Designs for their respective boats have been weeks in the making, working in teams developing blueprints, and pitching their designs to their respective classes, a “simulated corporate panel of potential investors.”

“They are very excited,” said teacher Elaine Kleim, watching from the sidelines as students were sized up for life jackets and had small strategy huddles on the poolside. “I’m always nervous because you get to know what is going to float and what is going to sink so maybe we can judge it a bit sooner than they can, but it is cool when they are at the building stage when they find out a design is not going to work and to watch them problem solve.”

By midday, cardboard had been slapped together, seams had been waterproofed – or so they hoped! – with the duct tape, and then things got interesting.
“We started off with five rolls of tape and then we had the ultimate takedown challenge,” said Ms. Kleim. “If you got the trivia right you got an extra roll.”

As students prepared to hit the water in their boats, with the ultimate objective to get out at the other end unscathed and intact to take on a secondary weight challenge, Ms.

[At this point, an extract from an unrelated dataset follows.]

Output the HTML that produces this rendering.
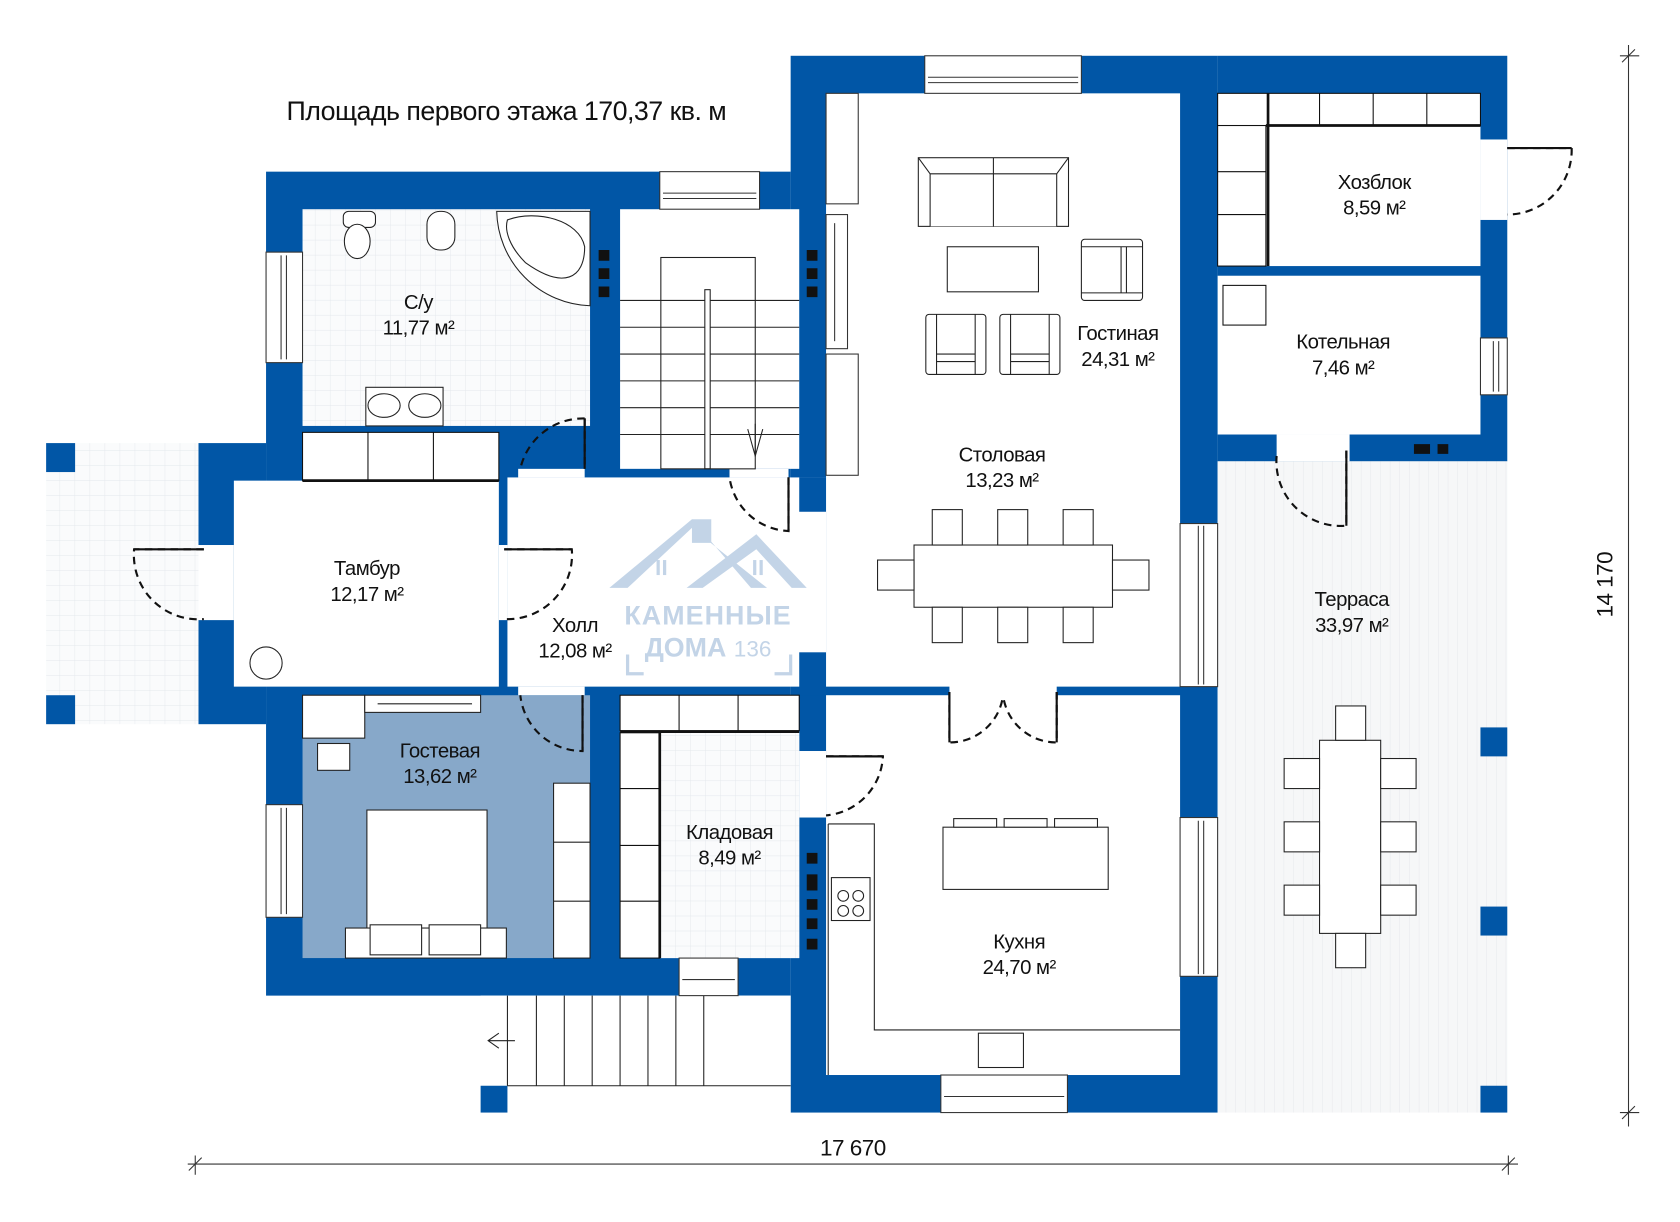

Kleim sized up the competition. There were one or two boats she had concerned about – but they all had a pretty good chance as long as there was even distribution of weight…and duct tape.

When it was time to face the music, all but one boat made it to the deep end in one piece. Some fared better than others. Some were unscathed and relatively dry, while other boats took longer to drain than it did to cross the pool, inexplicably staying afloat.

“I think we did pretty well!” said Auroran Emma Kerswill, dripping after making sure her boat fared well in the weight challenge.

For her, one of the biggest challenges was accounting for the differences in building on the floor of the gym while accounting for the stability that would be needed on the water.

“It is taking the textbook stuff we have already learned and putting it onto a design that has to be stable on two separate rounds and we learned a lot. I was in the water and I just had to stay there and make sure it didn’t completely sink. All we wanted was to make sure it would stay up and afloat until the next competition.”

For Alexander Smith, a fellow Aurora student, it was a matter of practice makes perfect, even though perfection was a lofty goal.

“We learned that even if you think you have made a really good boat, it can still have some difficulties in the pool,” he said. “There is not any perfect design, but we have all done our best to make it great. When I was swimming alongside the boat, I was just hoping that it wouldn’t break, that it would stay stable and stay moving to the end so we could finish that race.”

Added Julian Bolivar: “I was just hoping it would come out in one piece! The most fun was how you can just take two perfectly good sheets of cardboard into something amazing like a boat and just hope for the best as you are trying it in the water.”

Rest assured, following the race, the students spent a good chunk of time – and fun – back in the water, carefully picking up stray bits of cardboard left over before swimmers took over the pool once again.